Advanced patterns

This section documents some of the more advanced usage of the module API as a series of patterns.

Added Java

Problem: Client-side reflection can be slow, especially when dealing with large amounts of data.
Solution: Write a performance-sensitive routine as a snippet of Java code, and load it into the running VM.
Example: information.native

The ClassLoader can upload an apk file from your PC to the agent, and extract a specified class from it. This class can then be instantiated, and otherwise used as a reflected object.

The information.native module, for instance, uses a Java class Native:

class Native {
    
    public static String[] findLibraries(ApplicationInfo app) {
        ...
    }

}

This must be compiled into an apk file, which can be loaded into the Dalvik VM by the class loader:

def execute(self, arguments):
    Native = self.loadClass("information/Native.apk", "Native")

    for package in packages:
        libraries = Native.libraries(package.applicationInfo)

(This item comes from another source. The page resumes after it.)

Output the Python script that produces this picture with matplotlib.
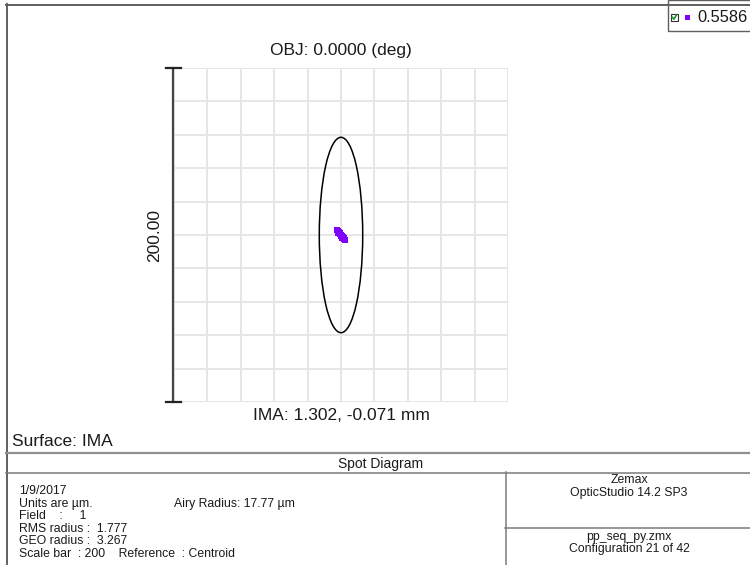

The current version of drozer offers a Makefile with an apks target that will build all Java sources into Android packages. A future version will automatically perform this conversion for you at runtime.

drozer will cache the apk file on the agent, for performance reasons, but automatically push an updated version should it be available.

Colouring Output

Problem: It is hard to identify important information in a monochrome command-line interface.
Solution: drozer allows colours to be applied to output.
Drawback: Does not work on Windows.

drozer supports the use of simple tags to indicate where colour should be applied to the output:

def execute(self, arguments):
    self.stdout.write("This is [color red]red[/color]!")
    self.stdout.write("This is [color green]green[/color]!")

drozer supports the colours: blue; green; purple; red; and yellow.

Command-line Arguments

Problem: A useful module will need to accept user input.
Solution: drozer allows command-line arguments to be defined for a module.
Example: All built-in modules.

drozer provides each module with an instance of argparse that it can use to provide command-line options for the user.

drozer will initialise the argparse object, and pass it to the add_arguments() method on a module so the prepare it. drozer then uses the parser to read user input from the command-line, and passes the resultant dictionary to the execute() method.

def add_arguments(self, parser):
    parser.add_argument("-f", "--filter", default=None, help="specify a keyword to filter by")

def execute(self, arguments):
    self.stdout.write("filtering by %s\n" % (arguments.filter))

Exploit and Scanner

Problem: A single platform may have many vulnerabilities. It would be nice to be able to demonstrate each individually, but also scan to test for their presence across the entire collection.
Solution: drozer allows a special module to be indicated as a Vulnerability test case, so a VulnerabilityScanner can test a group of modules at once.
Example: exploit.pilfer.oem.samsung.* and scanner.oem.samsung

A drozer Vulnerability is a special type of module that does not define an execute method. It defines two methods – one to test for the presence of the vulnerability, and one to exploit it.

class MyVulnerability(Module, common.Vulnerability):

    path = ["exploit", "example"]

    def isVulnerable(self, arguments):
        return True

    def exploit(self, arguments):
        self.stdout.write("Exploited!")

The isVulnerable() method performs some check to test for the presence of a vulnerability, for instance checking the Android version, or attempting to read from a particular content uri.

The exploit() method performs a proof-of-concept exploit, and prints some results to stdout.

Invoking this module directly will either print the result of running the exploit, or a message indicating that the system is not vulnerable.

A VulnerabilityScanner can be defined that collects all Vulnerability modules from a particular namespace, and performs a vulnerable/not vulnerable check:

class MyScanner(Module, common.VulnerabilityScanner):

    path = ["scanner", "example"]

    vulnerabilities = "exploit.example."

Tab Autocompletion

drozer offers tab autocompletion for commands and module names, using the readline library. Modules are able to provide their own suggestions for tab autocompletion, by overriding the complete() method:

class MyModule(Module):

    def complete(self, text, line, begidx, endidx):
        return ['array', 'of', 'suggestions']

This method will be invoked automatically by drozer, passing in:

• text: the string for which completion has been requested;
• line: the entire commandline arguments entered so far;
• begidx: the index of where text starts in line; and
• endidx: the index of where text ends in line.

For instance, the following example provides filename completion for a module:

from drozer.modules import common, Module

class MyModule(Module)

    def complete(self, text, line, begidx, endidx):
        return common.path_completion.on_console(text)

A future version will update the auto-completion API to make it easier to use, and more robust. It is not recommended to implement a complete() method in your modules.